Now the case that will likely prove Breyer right has arrived. Republican Party of Louisiana v. FEC was approved for a fast-track process on Nov. 25. Legal challenges under BCRA can skip the usual single-judge trial and go straight to a special three-judge court with direct appeal to the Supreme Court. As University of California-Irvine election law professor Rick Hasen explained in The National Law Journal, the fast-tracking procedure makes it almost certain that the Supreme Court will take up the case.

Advocates for campaign finance deregulation have tried to bring cases similar to the Louisiana lawsuit through the fast-track process before. But lower courts decided that two such cases failed to meet the criteria to be accepted for a three-judge panel.

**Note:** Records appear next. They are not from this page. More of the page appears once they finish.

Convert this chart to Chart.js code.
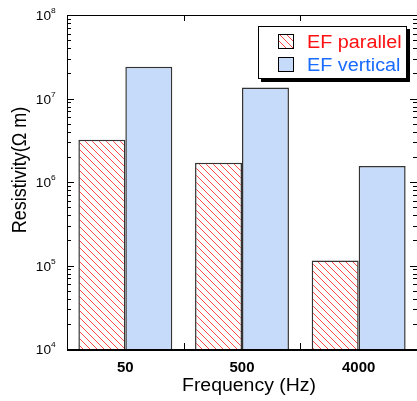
<!DOCTYPE html>
<html>
<head>
<meta charset="utf-8">
<script src="https://cdn.jsdelivr.net/npm/chart.js@4.4.0/dist/chart.umd.min.js"></script>
<style>
  body { margin: 0; background: #fff; }
  canvas { display: block; }
</style>
</head>
<body>
<canvas id="myChart-resistivity" width="417" height="401"></canvas>
<script>
// data
const frequencies = ['50', '500', '4000'];
const efParallel = [3.2e6, 1.7e6, 1.15e5];
const efVertical = [2.4e7, 1.35e7, 1.55e6];
const decadeTicks = [1e4, 1e5, 1e6, 1e7, 1e8];
const decadeLabels = ['4', '5', '6', '7', '8'];
const seriesNames = ['EF parallel', 'EF vertical'];

const FONT = '"Liberation Sans", Arial, Helvetica, sans-serif';
const BLUE_FILL = '#c6daf9';
const HATCH_RED = '#ff4848';

const makeHatch = () => {
    const s = 7;
    const c = document.createElement('canvas');
    c.width = s;
    c.height = s;
    const g = c.getContext('2d');
    g.fillStyle = '#fff';
    g.fillRect(0, 0, s, s);
    g.strokeStyle = HATCH_RED;
    g.lineWidth = 1;
    for (let k = -1; k <= 1; k++) {
        g.beginPath();
        g.moveTo(k * s, 0);
        g.lineTo(k * s + s, s);
        g.stroke();
    }
    return g.createPattern(c, 'repeat');
};

const hatch = makeHatch();

// text with a slight horizontal stretch, like the original
const drawText = (ctx, text, x, y, font, color, align, sx) => {
    ctx.save();
    ctx.font = font;
    ctx.fillStyle = color;
    ctx.textBaseline = 'alphabetic';
    const w = ctx.measureText(text).width * sx;
    let left = x;
    if (align === 'center') left = x - w / 2;
    if (align === 'right') left = x - w;
    ctx.translate(left, y);
    ctx.scale(sx, 1);
    ctx.textAlign = 'left';
    ctx.fillText(text, 0, 0);
    ctx.restore();
};

const framePlugin = {
    id: 'frame',
    afterDraw(chart) {
        const ctx = chart.ctx;
        const area = chart.chartArea;
        const xs = chart.scales.x;
        const ys = chart.scales.y;
        ctx.save();
        ctx.strokeStyle = '#000';

        // spines
        ctx.lineWidth = 1;
        ctx.beginPath();
        ctx.moveTo(area.left + 0.5, area.bottom);
        ctx.lineTo(area.left + 0.5, area.top + 0.5);
        ctx.lineTo(area.right, area.top + 0.5);
        ctx.stroke();
        ctx.lineWidth = 2;
        ctx.beginPath();
        ctx.moveTo(area.left, area.bottom + 1);
        ctx.lineTo(area.right, area.bottom + 1);
        ctx.stroke();

        // inward ticks on y (left and right)
        ctx.lineWidth = 1;
        decadeTicks.forEach((d, i) => {
            for (let m = 1; m <= 9; m++) {
                if (i === decadeTicks.length - 1 && m > 1) break;
                const y = Math.round(ys.getPixelForValue(d * m)) + 0.5;
                const len = m === 1 ? 7 : 4;
                ctx.beginPath();
                ctx.moveTo(area.left, y);
                ctx.lineTo(area.left + len, y);
                ctx.moveTo(area.right, y);
                ctx.lineTo(area.right - len, y);
                ctx.stroke();
            }
        });

        // inward ticks between categories (bottom and top)
        for (let i = 0; i < frequencies.length - 1; i++) {
            const x = Math.round((xs.getPixelForTick(i) + xs.getPixelForTick(i + 1)) / 2) + 0.5;
            ctx.beginPath();
            ctx.moveTo(x, area.bottom);
            ctx.lineTo(x, area.bottom - 6);
            ctx.moveTo(x, area.top);
            ctx.lineTo(x, area.top + 6);
            ctx.stroke();
        }

        // y labels 10^n
        decadeTicks.forEach((d, i) => {
            const y = ys.getPixelForValue(d);
            drawText(ctx, '10', 51, y + 5, '13px ' + FONT, '#000', 'right', 1.05);
            drawText(ctx, decadeLabels[i], 51, y - 2, '8px ' + FONT, '#000', 'left', 1.05);
        });

        // x labels
        frequencies.forEach((f, i) => {
            drawText(ctx, f, xs.getPixelForTick(i), 372, 'bold 14px ' + FONT, '#000', 'center', 1.07);
        });

        // axis titles
        drawText(ctx, 'Frequency (Hz)', 249, 391, '18px ' + FONT, '#000', 'center', 1.08);
        ctx.save();
        ctx.translate(26, 170);
        ctx.rotate(-Math.PI / 2);
        ctx.scale(1, 1.08);
        ctx.font = '18px ' + FONT;
        ctx.fillStyle = '#000';
        ctx.textAlign = 'center';
        ctx.fillText('Resistivity(Ω m)', 0, 0);
        ctx.restore();

        // legend
        const lx = 258, ly = 26, lw = 149, lh = 53;
        ctx.fillStyle = '#000';
        ctx.fillRect(lx + 3, ly + 3, lw, lh);
        ctx.fillStyle = '#fff';
        ctx.fillRect(lx, ly, lw, lh);
        ctx.strokeStyle = '#000';
        ctx.lineWidth = 1;
        ctx.strokeRect(lx + 0.5, ly + 0.5, lw - 1, lh - 1);

        ctx.fillStyle = hatch;
        ctx.fillRect(278, 34, 16, 15);
        ctx.strokeRect(278.5, 34.5, 15, 14);
        ctx.fillStyle = BLUE_FILL;
        ctx.fillRect(278, 57, 16, 15);
        ctx.strokeRect(278.5, 57.5, 15, 14);

        drawText(ctx, seriesNames[0], 307, 48, '18px ' + FONT, '#ff1010', 'left', 1.1);
        drawText(ctx, seriesNames[1], 307, 71, '18px ' + FONT, '#1a6bff', 'left', 1.1);

        ctx.restore();
    }
};

const chartData = {
    labels: frequencies,
    datasets: [{
        label: seriesNames[0],
        data: efParallel,
        backgroundColor: hatch,
        borderColor: '#333',
        borderWidth: 1.5
    }, {
        label: seriesNames[1],
        data: efVertical,
        backgroundColor: BLUE_FILL,
        borderColor: '#333',
        borderWidth: 1.5
    }]
};

const config = {
    type: 'bar',
    data: chartData,
    options: {
        responsive: false,
        animation: false,
        devicePixelRatio: 1,
        categoryPercentage: 0.805,
        barPercentage: 1,
        layout: { padding: { top: 15, right: 0, left: 0, bottom: 0 } },
        plugins: {
            legend: { display: false },
            tooltip: { enabled: false }
        },
        scales: {
            x: {
                type: 'category',
                offset: true,
                grid: { display: false },
                border: { display: false },
                ticks: { display: false },
                afterFit: (scale) => { scale.height = 52; }
            },
            y: {
                type: 'logarithmic',
                min: 1e4,
                max: 1e8,
                grid: { display: false },
                border: { display: false },
                ticks: { display: false },
                afterFit: (scale) => { scale.width = 67; }
            }
        }
    },
    plugins: [framePlugin]
};

const ctx = document.getElementById('myChart-resistivity').getContext('2d');
new Chart(ctx, config);
</script>
</body>
</html>
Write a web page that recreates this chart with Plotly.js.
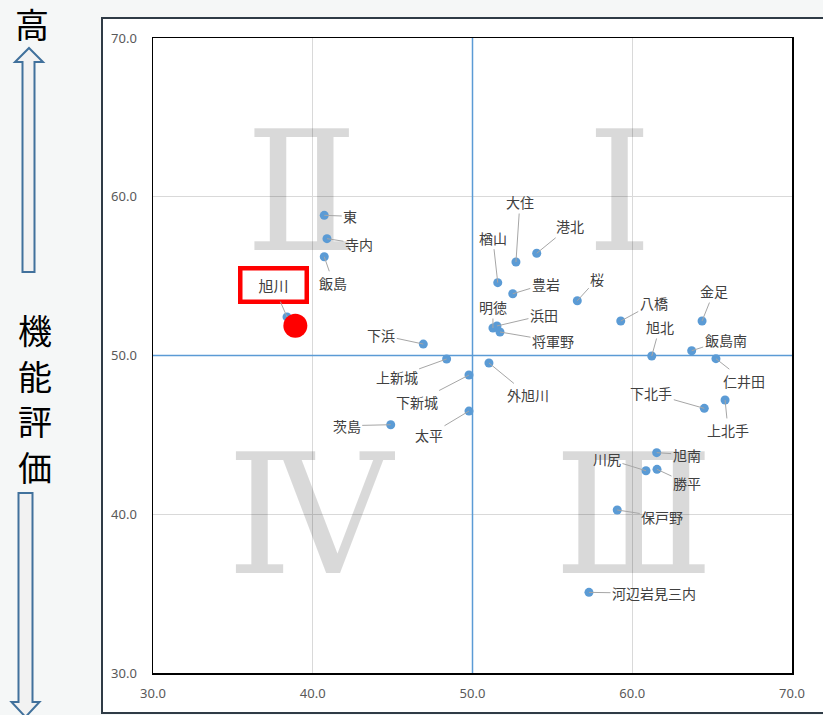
<!DOCTYPE html>
<html><head><meta charset="utf-8">
<script src="https://cdn.plot.ly/plotly-3.0.1.min.js"></script>
<style>html,body{margin:0;padding:0;background:#f5f7f7;}</style>
</head><body><div id="chart" style="width:823px;height:715px;"></div>
<script>
// ---- data ----
const names = ['東','寺内','飯島','旭川','下浜','上新城','下新城','外旭川','茨島','太平',
  '大住','港北','楢山','豊岩','桜','明徳','浜田','将軍野',
  '八橋','金足','旭北','飯島南','仁井田','下北手','上北手',
  '旭南','川尻','勝平','保戸野','河辺岩見三内'];
const xVals = [40.72,40.89,40.72,38.39,46.92,48.38,49.78,51.03,44.88,49.78,
  52.72,54.02,51.58,52.52,56.56,51.28,51.53,51.72,
  59.28,64.37,61.22,63.72,65.24,64.51,65.81,
  61.53,60.86,61.55,59.06,57.29];
const yVals = [58.83,57.36,56.22,52.43,50.72,49.78,48.77,49.53,45.64,46.50,
  55.89,56.44,54.59,53.89,53.45,51.73,51.86,51.48,
  52.17,52.17,49.97,50.30,49.80,46.67,47.20,
  43.88,42.74,42.83,40.27,35.08];
const highlightName = '旭川';
const highlightX = [38.91];
const highlightY = [51.88];
const xTicks = [30,40,50,60,70];
const yTicks = [30,40,50,60,70];
const quadrantText = ['Ⅰ','Ⅱ','Ⅲ','Ⅳ'];
const quadrantCX = [59.2,39.3,60.1,39.8];
const quadrantCY = [61.0,61.0,40.7,40.7];

// ---- label offsets (pixels, style) ----
const labelOffsets = {
  '東':[26,1],'寺内':[32,5],'飯島':[9,26],'旭川':[-14,-32],'下浜':[-42,-9],'上新城':[-50,18],
  '下新城':[-52,27],'外旭川':[39,32],'茨島':[-44,1],'太平':[-40,24],'大住':[4,-60],'港北':[33,-27],
  '楢山':[-5,-45],'豊岩':[33,-10],'桜':[20,-22],'明徳':[0,-21],'浜田':[47,-11],'将軍野':[53,9],
  '八橋':[33,-18],'金足':[12,-30],'旭北':[8,-29],'飯島南':[34,-11],'仁井田':[28,22],'下北手':[-53,-15],
  '上北手':[3,30],'旭南':[30,2],'川尻':[-39,-12],'勝平':[30,14],'保戸野':[45,7],'河辺岩見三内':[65,1]
};

const W=823,H=715,ML=153,MR=31,MT=38,MB=42;
const PW=W-ML-MR, PH=H-MT-MB;
function px(x){return (x-ML)/PW;}
function py(y){return (H-MB-y)/PH;}
function pathOf(pts){return 'M '+pts.map(p=>px(p[0])+','+py(p[1])).join(' L ')+' Z';}

const CJK='"Noto Sans CJK JP", "Noto Sans", sans-serif';

const traces = [
  {type:'scatter',mode:'markers',x:xVals,y:yVals,text:names,
   marker:{color:'#5b9bd5',size:9},hoverinfo:'text',cliponaxis:false},
  {type:'scatter',mode:'markers',x:highlightX,y:highlightY,text:[highlightName],
   marker:{color:'#ff0000',size:24},hoverinfo:'text'}
];

const annotations = names.map((n,i)=>{
  const o = labelOffsets[n];
  const a = {x:xVals[i],y:yVals[i],xref:'x',yref:'y',text:n,showarrow:true,
    arrowhead:0,arrowwidth:1,arrowcolor:'#a6a6a6',ax:o[0],ay:o[1],standoff:0,
    font:{family:CJK,size:14,color:'#404040'},borderpad:1};
  if(n===highlightName){
    Object.assign(a,{bgcolor:'#ffffff',bordercolor:'#ff0000',borderwidth:4.5,
      width:56,height:23,borderpad:3,font:{family:CJK,size:15,color:'#404040'}});
  }
  return a;
});
// side texts
annotations.push({xref:'paper',yref:'paper',x:px(31.5),y:py(23),text:'高',showarrow:false,
  xanchor:'center',yanchor:'middle',font:{family:CJK,size:34,color:'#000'}});
['機','能','評','価'].forEach((c,i)=>{
  annotations.push({xref:'paper',yref:'paper',x:px(35),y:py([329,375,421,466][i]),text:c,showarrow:false,
    xanchor:'center',yanchor:'middle',font:{family:CJK,size:34,color:'#000'}});
});

const shapes = [
  {type:'rect',xref:'paper',yref:'paper',x0:px(102),x1:px(840),y0:py(713),y1:py(18),
   fillcolor:'#ffffff',line:{color:'#2f3b46',width:2},layer:'below'},
  {type:'path',xref:'paper',yref:'paper',path:pathOf([[29,48],[43,62],[34.5,62],[34.5,272],[22.5,272],[22.5,62],[15,62]]),
   fillcolor:'#f2f2f2',line:{color:'#41719c',width:2},layer:'above'},
  {type:'path',xref:'paper',yref:'paper',path:pathOf([[18.5,493],[32.5,493],[32.5,702],[39.5,702],[25.5,717],[11.5,702],[18.5,702]]),
   fillcolor:'#f2f2f2',line:{color:'#41719c',width:2},layer:'above'},
  {type:'line',xref:'x',yref:'y',x0:50,x1:50,y0:30,y1:70,line:{color:'#5b9bd5',width:1.5},layer:'between'},
  {type:'line',xref:'x',yref:'y',x0:30,x1:70,y0:50,y1:50,line:{color:'#5b9bd5',width:1.5},layer:'between'}
];
quadrantText.forEach((t,i)=>{
  shapes.push({type:'rect',xref:'x',yref:'y',x0:quadrantCX[i]-4,x1:quadrantCX[i]+4,
    y0:quadrantCY[i]-4,y1:quadrantCY[i]+4,line:{width:0},fillcolor:'rgba(0,0,0,0)',layer:'between',
    label:{text:t,textposition:'middle center',font:{family:'"DejaVu Serif", serif',size:166,color:'rgba(0,0,0,0.15)'}}});
});

const tickFont = {family:'"Noto Sans", sans-serif',size:13,color:'#595959'};
const layout = {
  width:W,height:H,margin:{l:ML,r:MR,t:MT,b:MB},
  paper_bgcolor:'#f5f7f7',plot_bgcolor:'#ffffff',showlegend:false,
  xaxis:{range:[30,70],tickvals:xTicks,ticktext:xTicks.map(v=>v.toFixed(1)),showgrid:true,
    gridcolor:'#d9d9d9',gridwidth:1,zeroline:false,showline:true,linecolor:'#000',linewidth:1.5,
    mirror:true,ticks:'',tickfont:tickFont,ticklabelstandoff:8,fixedrange:true},
  yaxis:{range:[30,70],tickvals:yTicks,ticktext:yTicks.map(v=>v.toFixed(1)),showgrid:true,
    gridcolor:'#d9d9d9',gridwidth:1,zeroline:false,showline:true,linecolor:'#000',linewidth:1.5,
    mirror:true,ticks:'',tickfont:tickFont,ticklabelstandoff:12,fixedrange:true},
  annotations:annotations,shapes:shapes
};
Plotly.newPlot('chart',traces,layout,{displayModeBar:false,staticPlot:true});
</script></body></html>
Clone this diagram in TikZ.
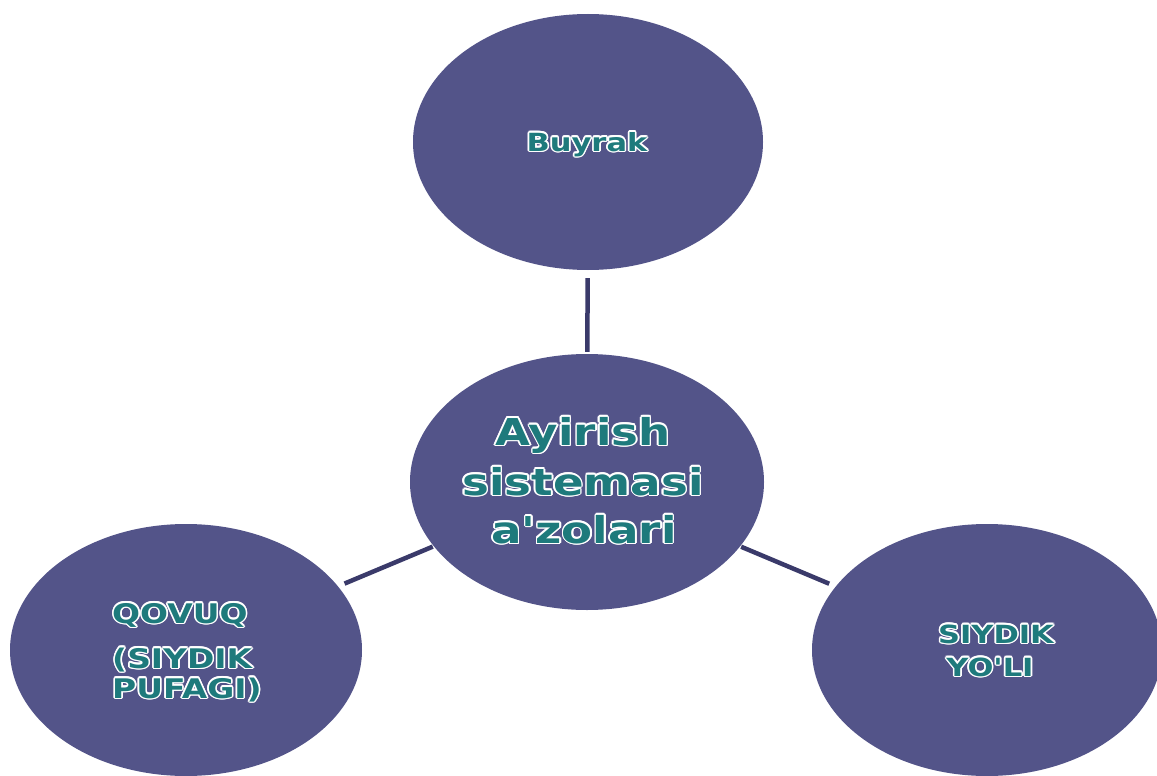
\documentclass[tikz,border=0pt]{standalone}
\usepackage{fontspec}
\usepackage{contour}
\usetikzlibrary{shapes.geometric}
\newfontfamily\wfont[FakeStretch=1.22]{DejaVu Sans}
\definecolor{ellfill}{RGB}{83,84,137}
\definecolor{lineC}{RGB}{58,58,106}
\definecolor{txtC}{RGB}{30,122,124}
\contourlength{1.6pt}
\contournumber{12}
\newcommand{\wart}[1]{\contour{white}{\textcolor{txtC}{#1}}}
\begin{document}
\begin{tikzpicture}[x=1pt,y=-1pt,
  ell/.style={ellipse, fill=ellfill, inner sep=0pt, minimum width=352pt, minimum height=254pt},
  link/.style={draw=lineC, line width=4.5pt},
  lbl/.style={inner sep=0pt, font=\wfont\bfseries},
  bigtxt/.style={lbl, font=\wfont\bfseries\fontsize{37}{44}\selectfont},
  midtxt/.style={lbl, font=\wfont\bfseries\fontsize{25}{30}\selectfont},
  lefttxt/.style={lbl, font=\wfont\bfseries\fontsize{27}{32}\selectfont}]
\useasboundingbox (0,0) rectangle (1157,776);
\fill[white] (0,0) rectangle (1157,776);
\node[ell, minimum width=350pt, minimum height=256pt] (top) at (588,142) {};
\node[ell, minimum width=354pt, minimum height=256pt] (center) at (587,482) {};
\node[ell, minimum height=252pt] (left) at (186,650) {};
\node[ell, minimum width=350pt, minimum height=252pt] (right) at (987,650) {};
\draw[link, shorten <=8pt, shorten >=2pt] (top) -- (center);
\draw[link, shorten <=7pt, shorten >=1pt] (left) -- (center);
\draw[link, shorten <=1pt, shorten >=7pt] (center) -- (right);
\node[midtxt, anchor=base] (tBuyrak) at (587,151) {\wart{Buyrak}};
\node[bigtxt, anchor=base] (tC1) at (583,445) {\wart{Ayirish}};
\node[bigtxt, anchor=base] (tC2) at (583,495) {\wart{sistemasi}};
\node[bigtxt, anchor=base] (tC3) at (584,543) {\wart{a'zolari}};
\node[lefttxt, anchor=base west] (tL1) at (112,623) {\wart{QOVUQ}};
\node[lefttxt, anchor=base west] (tL2) at (112,668) {\wart{(SIYDIK}};
\node[lefttxt, anchor=base west] (tL3) at (112,698) {\wart{PUFAGI)}};
\node[midtxt, anchor=base] (tR1) at (996,643) {\wart{SIYDIK}};
\node[midtxt, anchor=base] (tR2) at (990,676) {\wart{YO'LI}};
\end{tikzpicture}
\end{document}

The U.S. District Court for the District of Columbia determined that the Louisiana case could go to the three-judge panel because it was carefully drawn to challenge only the soft money ban in BCRA and not the base contribution limits created in the Federal Election Campaign Act. The district court did, however, acknowledge that overturning the soft money ban would effectively eviscerate those base limits.

"Make no mistake, a ruling for Plaintiffs on the merits would render largely meaningless FECA's limits on contributions to state- and local-party committees," Judge Christopher Cooper wrote.

Without those federal limits, the ability of wealthy donors and powerful interests to fund presidential and congressional elections through state and local party committees would vastly increase. Thirteen states have no state-level limits on contributions to political parties while another 14 have limits only on corporate and union donations, according to the National Conference of State Legislatures. A victory would allow the parties in places like Louisiana, Virginia or Missouri to collect a $1 million check from a single donor under state contribution limits and then spend it on federal elections.

Following the McCutcheon decision last year, The Huffington Post predicted a challenge to the soft money ban on state and local parties would be the next deregulatory campaign finance case to reach the Supreme Court. Our timeline suggested it could happen in 2016. Looks like we were off by just a year or two.